The first three of those stocks plus 14 others also had IBD's SMR Rating (which measures Sales, profit Margins and Return on equity) of A. That scale runs A through E. An A score ranks in the top 20% of all stocks based on those gauges.
Capitalizing On An Aging America
Pfizer closed Monday below 48. Archer Dividend Growth bought when shares were trading around 32.
How does Pfizer help make this fund a safe haven? Pfizer's prospects are bright in Patton's eyes because the company largely caters to an aging population. "With the demographics of America, Pfizer's in a unique position," Patton said. "People are going to need more and more drugs. It is trading below its reversion to the mean on fundamentals. It's a good company. It has a solid return on equity. Good return on assets. It's just a really well-oiled machine."
By reversion to the mean, Patton is referring to what his team sees as Pfizer's fair market value. The stock is trading below that now, the managers feel.
When a stock is undervalued by a big margin, odds are it won't fall much farther. That makes it a safe haven in a turbulent market. And it makes that stock's upside even bigger.
On Monday, stocks continued their sharp decline to start the week, with the S&P 500 and all other major indexes closing down for the day. The S&P 500 was down 3.9%, pushing the index into bear-market territory. That left the S&P down more than 20% from its prior high.

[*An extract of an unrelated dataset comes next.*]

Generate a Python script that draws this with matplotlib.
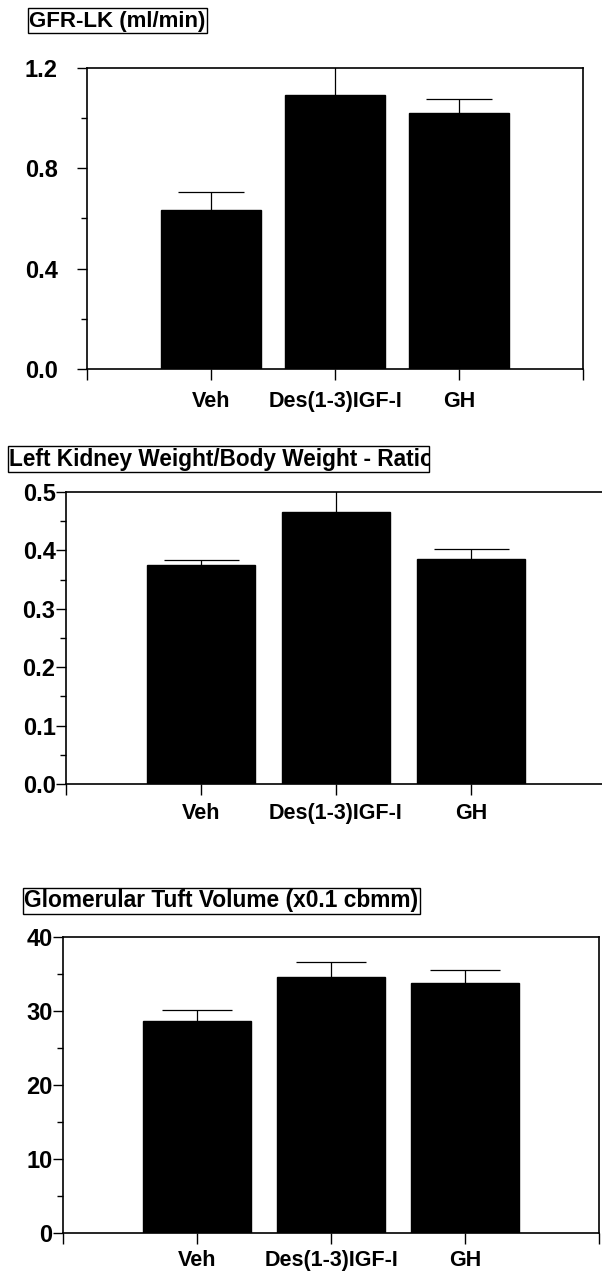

Pfizer's dividend yield is 3.3%.
Can Chevron Remain A Safe Haven?
Can Chevron remain a safe-haven investment? Patton has mixed feelings. On the one hand, he says the integrated oil major is still undervalued despite its 38.83% average annual return over the past two years. That's more than triple the S&P 500's 12.71%.
The problem is that Chevron earnings are much higher now too. "Here's my caveat: Earnings are erratic based on the market for oil," Patton said. "I would not be adding to the position."
Safe-Haven Status At Risk?
Along with the overall market sell-off, Houston-based NRG gapped down 8% on Monday, closing below 41. That pullback wiped out the last of the fund's year-to-date gain.
This is another stock in which Patton sees potential pluses and minuses. Even after Monday's marketwide pullback, Patton called the stock "very attractively priced." NRG is trading at nearly 50% below what Patton says could be its potential fair market value based on reversion to the mean.
Yet Patton is not sure whether the stock's dividend — its dividend yield was 3.5% after Monday's close — will keep up with inflation. "Utilities like this will have a tough time passing on costs and gets rates extended through regulatory authorities," Patton said. "There will be pressure on utilities to not raise rates for the average individual consumer."
If shrinking margins hurt its dividend, NRG's safe-haven status would be at risk.